Some of the Marxist ambivalence towards 1968 and perceptions of the (re-)emergence of anarchism are found in Hill’s corrective that the ‘lunatic fringe’ of his English revolution were in fact serious thinkers and their use of the Bible was serious work of scholarship. Here the Cultural Bible became important for Hill in protecting his radicalism from such allegations.
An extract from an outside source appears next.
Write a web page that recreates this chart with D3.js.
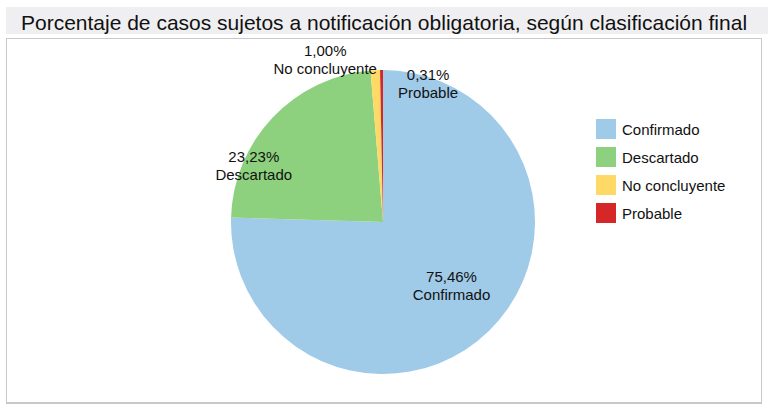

Here we should not forget that Hill was also a major figure in Milton scholarship (more on that next time) and, along with Marvel, Milton provided points of comparison for understanding Winstanley, e.g. in his garden symbolism. Hill also argued that the use of the Bible by radicals had classical antecedents, particularly the use of stories as ‘myths’ (as understood in the ‘classical’ sense). Hill placed most emphasis on the radical interpreter as rational and scholarly. Such radicals could deny biblical infallibility and focus on close textual analysis which, Hill suggested, anticipated the later rise of critical, academic biblical scholarship. Winstanley appears to be in such a tradition for Hill but the (ultimately) Quaker interpreter, Samuel Fisher (‘a precursor of the English enlightenment’), gets a whole chapter in World Turned Upside Down (chapter 11) where we are reminded that his work was biblical criticism, ‘real scholarship’, and used ‘renaissance scholarly standards of textual criticism applied to the Bible’. And it was the serious and democratizing use of ‘the apparatus of scholarship’ by Hill’s Fisher which would challenge the establishment scholars.
The argument might be made that Hill’s reading of radical scholarly biblical interpretation in the seventeenth century was like his radical revolution in terms of long term historical development: bourgeois biblical interpretation may have become dominant in the long run but not without the help of popular radical interpretation from below. What we are also seeing happening here is that Hill’s Cultural Bible is part of Hill’s re-reading of 1968. The Cultural Bible provides the necessary protection from anything too anarchistic or too playful or too wild. Hill’s revolution from below must be radical, scholarly, and fairly serious.